Thanks, I’m glad you are enjoying it. If you have any question or would like to see a particular job or part or tool let me know and I will see what I can do.

Several jobs and a lot more car fiddling on the horizon:

Spanner mate Peter has received all the parts for his Jaguar carburators. So now we need to agree a day and put them back together and see if the car will fire up and run properly. And check whatever else might need attending. Remember, this car has been sitting idle for over two years.

I have nearly completed a very small modification job to the wind breaker screen on my Spider. Just to please my wife. Without the wind breaker she feels she gets to much wind in her hair. End of April we are heading for France, together with friends from the Dutch Alfa Romeo Spider club. We are all driving Spiders; we will have Coda Tronca’s, One Serie 4 and two Series 3. We will be staying with friends who also belonged to our club but have opened their own Bed And Breakfast establishment. Should be a blast!

I have just ordered new shocks for the rear of my Mercedes and they should arrive this coming week. Also, I need to revisit my front shocks. I noticed I installed the upper disc upside down! Check out the first photo of the top of the shock and when the new one was installed. These discs are curved on the outside. The curve is supposed to go upwards, so the rubber has room to expand. Not a big thing, but I still want it fixed.

I really ought to check the valve clearance on the W123 and most likely will have to replace a rocker.

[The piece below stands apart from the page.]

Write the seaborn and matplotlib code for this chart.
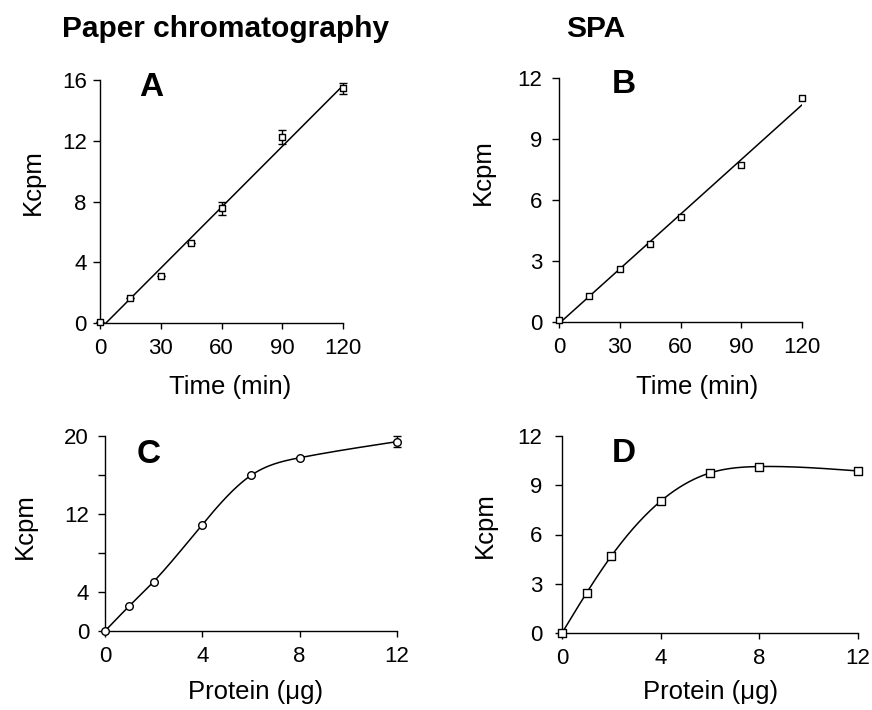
import numpy as np
import pandas as pd
import matplotlib
matplotlib.use("Agg")
import matplotlib.pyplot as plt
import seaborn as sns

# ---------------- data ----------------
time_min = [0, 15, 30, 45, 60, 90, 120]
a_kcpm = [0.05, 1.65, 3.08, 5.30, 7.54, 12.26, 15.45]
a_err = [0, 0, 0, 0, 0.40, 0.45, 0.35]
b_kcpm = [0.10, 1.30, 2.63, 3.83, 5.15, 7.71, 11.0]

protein_ug = [0, 1, 2, 4, 6, 8, 12]
c_kcpm = [0.0, 2.57, 5.07, 10.92, 15.96, 17.77, 19.42]
c_err = [0, 0, 0, 0, 0, 0, 0.55]
d_kcpm = [0.0, 2.45, 4.69, 8.03, 9.75, 10.14, 9.87]

time_ticks = [0, 30, 60, 90, 120]
protein_ticks = [0, 4, 8, 12]
a_yticks = [0, 4, 8, 12, 16]
b_yticks = [0, 3, 6, 9, 12]
c_yticks = [0, 4, 8, 12, 16, 20]
c_yticklabels = ["0", "4", "", "12", "", "20"]
d_yticks = [0, 3, 6, 9, 12]

# ---------------- style ----------------
sns.set_theme(style="ticks")
plt.rcParams["font.family"] = ["Liberation Sans", "DejaVu Sans"]
plt.rcParams["axes.linewidth"] = 1.0
plt.rcParams["xtick.major.width"] = 1.0
plt.rcParams["ytick.major.width"] = 1.0
plt.rcParams["text.color"] = "black"
plt.rcParams["axes.labelcolor"] = "black"
plt.rcParams["xtick.color"] = "black"
plt.rcParams["ytick.color"] = "black"
plt.rcParams["axes.edgecolor"] = "black"

W, H = 872, 710
fig = plt.figure(figsize=(W / 100, H / 100), dpi=100)

TICK_FS = 16
LABEL_FS = 18.5
LETTER_FS = 24
TITLE_FS = 21.5


def px_axes(left, right, top, bottom):
    return fig.add_axes([left / W, 1 - bottom / H, (right - left) / W, (bottom - top) / H])


def natural_spline(x, y, n=300):
    x = np.asarray(x, float)
    y = np.asarray(y, float)
    k = len(x)
    h = np.diff(x)
    A = np.zeros((k, k))
    r = np.zeros(k)
    A[0, 0] = 1
    A[-1, -1] = 1
    for i in range(1, k - 1):
        A[i, i - 1] = h[i - 1]
        A[i, i] = 2 * (h[i - 1] + h[i])
        A[i, i + 1] = h[i]
        r[i] = 6 * ((y[i + 1] - y[i]) / h[i] - (y[i] - y[i - 1]) / h[i - 1])
    M = np.linalg.solve(A, r)
    xs = np.linspace(x[0], x[-1], n)
    idx = np.clip(np.searchsorted(x, xs) - 1, 0, k - 2)
    x0, x1 = x[idx], x[idx + 1]
    hh = x1 - x0
    t0 = x1 - xs
    t1 = xs - x0
    ys = (M[idx] * t0 ** 3 / (6 * hh) + M[idx + 1] * t1 ** 3 / (6 * hh)
          + (y[idx] / hh - M[idx] * hh / 6) * t0
          + (y[idx + 1] / hh - M[idx + 1] * hh / 6) * t1)
    return xs, ys


def style_axes(ax, xticks, yticks, xlim, ylim, ylabel, xlabel, ypad, ylab_xy, xlab_xy,
               yticklabels=None):
    sns.despine(ax=ax)
    ax.set_xlim(*xlim)
    ax.set_ylim(*ylim)
    ax.set_xticks(xticks)
    ax.set_xticklabels([str(t) for t in xticks])
    ax.set_yticks(yticks)
    ax.set_yticklabels(yticklabels if yticklabels is not None else [str(t) for t in yticks])
    ax.tick_params(axis="x", direction="out", length=4, width=1, pad=7,
                   labelsize=TICK_FS, colors="black")
    ax.tick_params(axis="y", direction="out", length=5, width=1, pad=ypad,
                   labelsize=TICK_FS, colors="black")
    ax.set_ylabel(ylabel, fontsize=LABEL_FS, color="black")
    ax.set_xlabel(xlabel, fontsize=LABEL_FS, color="black")
    ax.yaxis.set_label_coords(*ylab_xy)
    ax.xaxis.set_label_coords(*xlab_xy)
    for s in ax.spines.values():
        s.set_color("black")
    ax.set_facecolor("white")


def markers(ax, x, y, marker, size):
    sns.scatterplot(x=x, y=y, ax=ax, marker=marker, s=size, color="white",
                    edgecolor="black", linewidth=1.0, zorder=4, clip_on=False, legend=False)


def letter(ax, x, y, s):
    ax.text(x, y, s, transform=ax.transAxes, fontsize=LETTER_FS, fontweight="bold",
            va="baseline", ha="left", color="black")


# ---------------- panel A ----------------
axA = px_axes(100, 343, 80, 323)
dfA = pd.DataFrame({"t": time_min, "k": a_kcpm})
sns.regplot(data=dfA, x="t", y="k", ax=axA, scatter=False, ci=None, color="black",
            line_kws={"lw": 1.1})
axA.errorbar(time_min, a_kcpm, yerr=a_err, fmt="none", ecolor="black",
             elinewidth=1, capsize=3, capthick=1, zorder=3, clip_on=False)
markers(axA, time_min, a_kcpm, "s", 25)
style_axes(axA, time_ticks, a_yticks, (0, 120), (0, 16), "Kcpm", "Time (min)", 4.5,
           (-0.228, 0.58), (0.535, -0.215))
letter(axA, 0.160, 0.935, "A")

# ---------------- panel B ----------------
axB = px_axes(559, 802, 78, 322)
dfB = pd.DataFrame({"t": time_min, "k": b_kcpm})
sns.regplot(data=dfB, x="t", y="k", ax=axB, scatter=False, ci=None, color="black",
            line_kws={"lw": 1.1})
markers(axB, time_min, b_kcpm, "s", 25)
style_axes(axB, time_ticks, b_yticks, (0, 120), (0, 12), "Kcpm", "Time (min)", 7,
           (-0.262, 0.615), (0.568, -0.218))
letter(axB, 0.218, 0.937, "B")

# ---------------- panel C ----------------
axC = px_axes(105, 397, 436, 631)
xs, ys = natural_spline(protein_ug, c_kcpm)
sns.lineplot(x=xs, y=ys, ax=axC, color="black", lw=1.1, sort=False, estimator=None)
axC.errorbar(protein_ug, c_kcpm, yerr=c_err, fmt="none", ecolor="black",
             elinewidth=1, capsize=3, capthick=1, zorder=3, clip_on=False)
markers(axC, protein_ug, c_kcpm, "o", 30)
style_axes(axC, protein_ticks, c_yticks, (0, 12), (0, 20), "Kcpm", "Protein (μg)", 6.5,
           (-0.233, 0.54), (0.514, -0.25), yticklabels=c_yticklabels)
letter(axC, 0.110, 0.86, "C")

# ---------------- panel D ----------------
axD = px_axes(562, 858, 436, 633)
xs, ys = natural_spline(protein_ug, d_kcpm)
sns.lineplot(x=xs, y=ys, ax=axD, color="black", lw=1.1, sort=False, estimator=None)
markers(axD, protein_ug, d_kcpm, "s", 30)
style_axes(axD, protein_ticks, d_yticks, (0, 12), (0, 12), "Kcpm", "Protein (μg)", 9,
           (-0.22, 0.55), (0.503, -0.24))
letter(axD, 0.168, 0.866, "D")

# ---------------- titles ----------------
fig.text(62 / W, 1 - 37 / H, "Paper chromatography", fontsize=TITLE_FS, fontweight="bold",
         ha="left", va="baseline", color="black")
fig.text(566 / W, 1 - 37 / H, "SPA", fontsize=TITLE_FS, fontweight="bold",
         ha="left", va="baseline", color="black")

fig.savefig("out.png", dpi=100, facecolor="white")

On my son’s Golf we need to make a decision on the timing belt. I was under the impression it had been changed not to long ago. But his friend and former owner clarified that he had the drive belt changed, not the timing belt!

So we are checking how big a job that is, what special tools we might require and so. When we tackle that job, we will also fix the oil leaks on the spark plug.

This morning Peter and me went to the British Car and Lifestyle exhibition. I have visited this exhibition a number of times in the past and wrote about it earlier:

http://www.team-bhp.com/forum/beyond...therlands.html

Always very nice. Peter needs to visit these sort of events as part of keeping his market insights current.

Tomorrow my wife and me are visiting another great event:

Capital cars and classics ( http://www.cc-c.nl/#home )

A great event in a unique location in Amsterdam. We are meetin up with another couple from the Spider club. Couple of hours drooling over old and new (super) cars and then a nice lunch.

On 1st of April Peter and me are day-trippin to Birmingham, UK for the classic car and restoration exhibition. Really looking forward to that. And of course, a few weeks later the largest, most amazing Classic Car show in Europe, Techno Classica, in Essen, Germany.

See http://www.team-bhp.com/forum/beyond...ow-europe.html

So, lots of things happening and lots of things to enjoy. For me all part of my hobby and fiddling with and or about my cars!

Jeroen

Last edited by Jeroen : 18th March 2017 at 21:21.